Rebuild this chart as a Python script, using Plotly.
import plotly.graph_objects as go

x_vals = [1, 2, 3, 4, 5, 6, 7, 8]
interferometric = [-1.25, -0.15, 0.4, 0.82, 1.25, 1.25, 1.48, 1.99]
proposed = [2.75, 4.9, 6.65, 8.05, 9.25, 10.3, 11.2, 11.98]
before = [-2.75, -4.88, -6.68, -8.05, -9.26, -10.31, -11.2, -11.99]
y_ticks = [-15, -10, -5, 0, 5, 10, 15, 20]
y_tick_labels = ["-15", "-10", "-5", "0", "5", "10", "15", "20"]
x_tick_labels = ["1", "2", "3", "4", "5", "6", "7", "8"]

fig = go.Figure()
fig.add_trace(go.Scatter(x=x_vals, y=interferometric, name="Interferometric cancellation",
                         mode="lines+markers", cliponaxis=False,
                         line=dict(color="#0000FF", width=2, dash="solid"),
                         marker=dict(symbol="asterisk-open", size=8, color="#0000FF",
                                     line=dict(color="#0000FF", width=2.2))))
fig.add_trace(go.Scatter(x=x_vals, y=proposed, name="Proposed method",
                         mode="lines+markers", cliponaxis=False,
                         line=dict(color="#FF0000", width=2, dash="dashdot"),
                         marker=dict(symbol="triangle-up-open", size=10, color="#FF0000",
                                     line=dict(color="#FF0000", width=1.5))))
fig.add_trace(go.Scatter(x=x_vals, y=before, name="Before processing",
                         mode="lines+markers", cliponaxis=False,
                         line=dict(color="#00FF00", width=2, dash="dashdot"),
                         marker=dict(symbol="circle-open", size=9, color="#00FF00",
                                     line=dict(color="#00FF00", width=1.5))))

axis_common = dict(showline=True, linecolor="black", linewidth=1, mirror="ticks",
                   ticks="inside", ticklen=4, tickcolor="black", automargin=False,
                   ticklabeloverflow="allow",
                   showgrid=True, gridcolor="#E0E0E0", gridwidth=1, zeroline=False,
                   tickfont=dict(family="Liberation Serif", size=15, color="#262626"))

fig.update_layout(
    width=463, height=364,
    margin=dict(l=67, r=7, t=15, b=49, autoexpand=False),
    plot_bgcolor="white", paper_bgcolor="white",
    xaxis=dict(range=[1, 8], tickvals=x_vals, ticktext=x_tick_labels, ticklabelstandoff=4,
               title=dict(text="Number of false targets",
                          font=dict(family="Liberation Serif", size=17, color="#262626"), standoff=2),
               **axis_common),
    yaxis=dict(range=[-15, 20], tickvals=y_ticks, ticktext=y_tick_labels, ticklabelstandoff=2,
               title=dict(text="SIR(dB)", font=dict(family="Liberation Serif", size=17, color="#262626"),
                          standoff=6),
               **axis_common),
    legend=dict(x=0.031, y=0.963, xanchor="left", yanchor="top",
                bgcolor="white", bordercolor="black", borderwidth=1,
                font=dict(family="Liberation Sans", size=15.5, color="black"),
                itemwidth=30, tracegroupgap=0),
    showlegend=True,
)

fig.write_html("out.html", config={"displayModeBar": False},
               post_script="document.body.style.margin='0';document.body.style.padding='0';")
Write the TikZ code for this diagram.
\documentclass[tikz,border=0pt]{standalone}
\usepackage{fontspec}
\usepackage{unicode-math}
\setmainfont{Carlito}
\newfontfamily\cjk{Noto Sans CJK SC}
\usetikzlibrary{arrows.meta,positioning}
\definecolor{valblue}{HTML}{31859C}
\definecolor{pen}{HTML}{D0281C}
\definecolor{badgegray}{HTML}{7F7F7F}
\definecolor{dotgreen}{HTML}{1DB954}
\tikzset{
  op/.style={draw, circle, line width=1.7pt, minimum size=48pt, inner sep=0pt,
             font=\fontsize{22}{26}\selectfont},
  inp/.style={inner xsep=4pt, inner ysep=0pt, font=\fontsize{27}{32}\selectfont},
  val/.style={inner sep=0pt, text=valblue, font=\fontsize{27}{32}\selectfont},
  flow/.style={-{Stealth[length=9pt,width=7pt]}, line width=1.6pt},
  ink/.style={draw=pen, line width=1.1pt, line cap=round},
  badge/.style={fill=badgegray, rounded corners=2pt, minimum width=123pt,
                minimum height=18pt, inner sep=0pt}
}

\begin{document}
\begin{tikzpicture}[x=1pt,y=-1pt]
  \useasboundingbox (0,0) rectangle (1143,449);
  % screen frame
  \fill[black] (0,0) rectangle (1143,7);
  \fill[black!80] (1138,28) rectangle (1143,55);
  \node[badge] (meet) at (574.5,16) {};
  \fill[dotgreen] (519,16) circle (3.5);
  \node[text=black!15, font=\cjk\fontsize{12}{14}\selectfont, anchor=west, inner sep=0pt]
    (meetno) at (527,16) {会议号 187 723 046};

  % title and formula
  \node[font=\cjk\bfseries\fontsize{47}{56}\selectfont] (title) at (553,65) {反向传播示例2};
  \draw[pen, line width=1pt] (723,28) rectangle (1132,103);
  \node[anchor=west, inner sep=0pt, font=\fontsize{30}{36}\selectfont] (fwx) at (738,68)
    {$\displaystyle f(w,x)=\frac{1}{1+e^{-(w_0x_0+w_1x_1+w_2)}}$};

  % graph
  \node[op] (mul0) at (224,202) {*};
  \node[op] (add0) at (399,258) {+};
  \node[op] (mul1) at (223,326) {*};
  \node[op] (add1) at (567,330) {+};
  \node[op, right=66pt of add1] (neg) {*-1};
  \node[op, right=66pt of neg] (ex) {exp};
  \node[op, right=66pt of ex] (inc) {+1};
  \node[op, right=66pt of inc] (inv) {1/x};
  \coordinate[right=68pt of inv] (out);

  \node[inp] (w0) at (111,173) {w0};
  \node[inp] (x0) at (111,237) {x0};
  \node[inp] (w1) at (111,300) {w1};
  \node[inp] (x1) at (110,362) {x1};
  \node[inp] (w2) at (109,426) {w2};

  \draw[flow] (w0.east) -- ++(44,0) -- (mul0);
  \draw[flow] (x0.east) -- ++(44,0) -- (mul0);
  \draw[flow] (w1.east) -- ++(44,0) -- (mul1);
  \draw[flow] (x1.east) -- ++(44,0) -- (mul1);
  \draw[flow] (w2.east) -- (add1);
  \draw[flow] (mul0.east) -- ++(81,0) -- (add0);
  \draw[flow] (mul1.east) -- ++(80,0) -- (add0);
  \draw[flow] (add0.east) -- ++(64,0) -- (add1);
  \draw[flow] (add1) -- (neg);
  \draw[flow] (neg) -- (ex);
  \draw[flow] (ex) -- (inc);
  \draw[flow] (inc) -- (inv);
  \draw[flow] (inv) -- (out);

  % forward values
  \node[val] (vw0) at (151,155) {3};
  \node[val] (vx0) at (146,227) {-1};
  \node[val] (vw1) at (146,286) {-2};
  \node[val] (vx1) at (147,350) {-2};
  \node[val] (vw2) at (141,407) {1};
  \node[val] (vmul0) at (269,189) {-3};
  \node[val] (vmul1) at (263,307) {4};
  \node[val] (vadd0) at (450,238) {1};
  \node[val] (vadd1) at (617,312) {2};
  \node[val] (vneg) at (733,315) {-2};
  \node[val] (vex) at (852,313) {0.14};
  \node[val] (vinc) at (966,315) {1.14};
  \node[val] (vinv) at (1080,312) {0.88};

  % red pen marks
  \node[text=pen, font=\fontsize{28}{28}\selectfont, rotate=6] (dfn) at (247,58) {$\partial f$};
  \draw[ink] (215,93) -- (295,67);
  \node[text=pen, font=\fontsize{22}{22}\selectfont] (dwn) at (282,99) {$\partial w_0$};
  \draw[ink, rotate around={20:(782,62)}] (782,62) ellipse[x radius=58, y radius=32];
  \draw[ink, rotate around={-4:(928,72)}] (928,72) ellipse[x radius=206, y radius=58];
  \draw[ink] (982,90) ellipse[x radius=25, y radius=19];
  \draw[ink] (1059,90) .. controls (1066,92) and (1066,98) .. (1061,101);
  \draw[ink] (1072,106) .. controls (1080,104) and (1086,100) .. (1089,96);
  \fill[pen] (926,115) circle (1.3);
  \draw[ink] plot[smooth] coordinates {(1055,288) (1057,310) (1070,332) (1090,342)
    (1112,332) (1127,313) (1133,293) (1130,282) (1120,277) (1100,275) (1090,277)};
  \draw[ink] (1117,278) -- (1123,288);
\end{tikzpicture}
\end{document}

Problem to solve » Take the listing above and repeat exactly the lines from the one containing "Write the TikZ code for this diagram." through the one containing "of inv] (out);", both included.

Response to this exercise »
Write the TikZ code for this diagram.
\documentclass[tikz,border=0pt]{standalone}
\usepackage{fontspec}
\usepackage{unicode-math}
\setmainfont{Carlito}
\newfontfamily\cjk{Noto Sans CJK SC}
\usetikzlibrary{arrows.meta,positioning}
\definecolor{valblue}{HTML}{31859C}
\definecolor{pen}{HTML}{D0281C}
\definecolor{badgegray}{HTML}{7F7F7F}
\definecolor{dotgreen}{HTML}{1DB954}
\tikzset{
  op/.style={draw, circle, line width=1.7pt, minimum size=48pt, inner sep=0pt,
             font=\fontsize{22}{26}\selectfont},
  inp/.style={inner xsep=4pt, inner ysep=0pt, font=\fontsize{27}{32}\selectfont},
  val/.style={inner sep=0pt, text=valblue, font=\fontsize{27}{32}\selectfont},
  flow/.style={-{Stealth[length=9pt,width=7pt]}, line width=1.6pt},
  ink/.style={draw=pen, line width=1.1pt, line cap=round},
  badge/.style={fill=badgegray, rounded corners=2pt, minimum width=123pt,
                minimum height=18pt, inner sep=0pt}
}

\begin{document}
\begin{tikzpicture}[x=1pt,y=-1pt]
  \useasboundingbox (0,0) rectangle (1143,449);
  % screen frame
  \fill[black] (0,0) rectangle (1143,7);
  \fill[black!80] (1138,28) rectangle (1143,55);
  \node[badge] (meet) at (574.5,16) {};
  \fill[dotgreen] (519,16) circle (3.5);
  \node[text=black!15, font=\cjk\fontsize{12}{14}\selectfont, anchor=west, inner sep=0pt]
    (meetno) at (527,16) {会议号 187 723 046};

  % title and formula
  \node[font=\cjk\bfseries\fontsize{47}{56}\selectfont] (title) at (553,65) {反向传播示例2};
  \draw[pen, line width=1pt] (723,28) rectangle (1132,103);
  \node[anchor=west, inner sep=0pt, font=\fontsize{30}{36}\selectfont] (fwx) at (738,68)
    {$\displaystyle f(w,x)=\frac{1}{1+e^{-(w_0x_0+w_1x_1+w_2)}}$};

  % graph
  \node[op] (mul0) at (224,202) {*};
  \node[op] (add0) at (399,258) {+};
  \node[op] (mul1) at (223,326) {*};
  \node[op] (add1) at (567,330) {+};
  \node[op, right=66pt of add1] (neg) {*-1};
  \node[op, right=66pt of neg] (ex) {exp};
  \node[op, right=66pt of ex] (inc) {+1};
  \node[op, right=66pt of inc] (inv) {1/x};
  \coordinate[right=68pt of inv] (out);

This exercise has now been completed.